BEGIN

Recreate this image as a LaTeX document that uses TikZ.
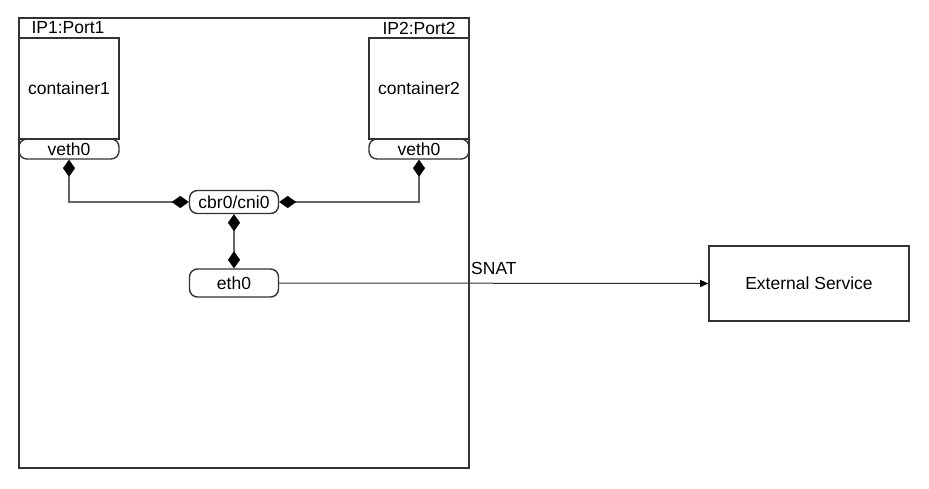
\documentclass[tikz,border=0pt]{standalone}
\usepackage{fontspec}
\setmainfont{Liberation Sans}
\usetikzlibrary{arrows.meta}

\definecolor{boxline}{HTML}{333333}
\definecolor{wire}{HTML}{666666}

\tikzset{
  every node/.style={font=\fontsize{17.5}{20}\selectfont, text=black, inner sep=0pt},
  hostbox/.style={draw=boxline, line width=1.6pt, rectangle},
  ctrbox/.style={draw=boxline, line width=1.6pt, rectangle, minimum width=100pt, minimum height=101pt},
  pill/.style={draw=boxline, line width=1.4pt, rectangle, rounded corners=8pt},
  portlabel/.style={anchor=center},
  dtip/.tip={Diamond[length=17pt,width=12pt,color=black,fill=black,line width=0.4pt]},
  link/.style={draw=wire, line width=1.4pt, dtip-dtip},
  flow/.style={draw=boxline, line width=1pt, -{Triangle[length=8pt,width=7pt,color=black]}},
}

\begin{document}
\begin{tikzpicture}[x=1pt, y=-1pt]
  \useasboundingbox (0,0) rectangle (929,489);

  % host boundary
  \node[hostbox, minimum width=450pt, minimum height=450pt] (host) at (244,243) {};

  % containers with their port labels and veth ends
  \node[portlabel] (ip1) at (68,28) {IP1:Port1};
  \node[ctrbox] (c1) at (69,88.5) {container1};
  \node[pill, minimum width=100pt, minimum height=20pt] (veth1) at (69,149) {veth0};

  \node[portlabel] (ip2) at (419,28) {IP2:Port2};
  \node[ctrbox] (c2) at (419,88.5) {container2};
  \node[pill, minimum width=100pt, minimum height=20pt] (veth2) at (419,149) {veth0};

  % bridge and host interface
  \node[pill, minimum width=89pt, minimum height=23pt] (cbr) at (234,202) {cbr0/cni0};
  \node[pill, minimum width=89pt, minimum height=28pt] (eth) at (234,283) {eth0};

  % external endpoint
  \node[draw=boxline, line width=1.6pt, minimum width=200pt, minimum height=75pt] (ext) at (809,283.5) {External Service};

  % links
  \draw[link] (veth1.south) |- (cbr.west);
  \draw[link] (cbr.east) -| (veth2.south);
  \draw[link] (cbr.south) -- (eth.north);
  \draw[flow] (eth.east) -- (ext.west);
  \node[anchor=west] (snat) at (471,268) {SNAT};
\end{tikzpicture}
\end{document}
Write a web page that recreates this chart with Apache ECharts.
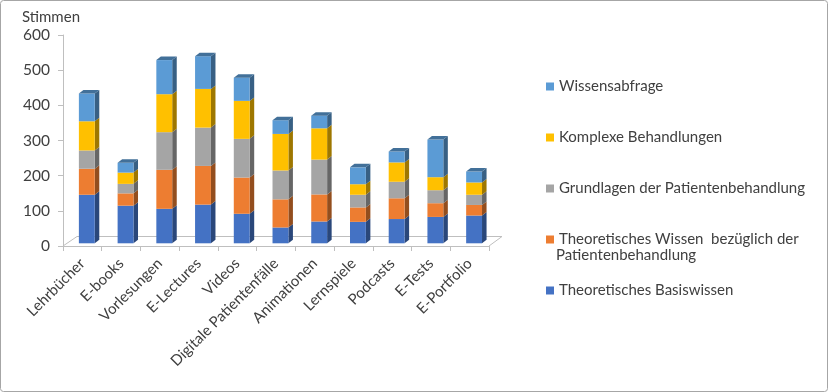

END

| Exercise description |
Check each line of the records for the word "with" and extract those that contain it.

| Expected answer |
  % containers with their port labels and veth ends
Write a web page that recreates this chart with Apache ECharts.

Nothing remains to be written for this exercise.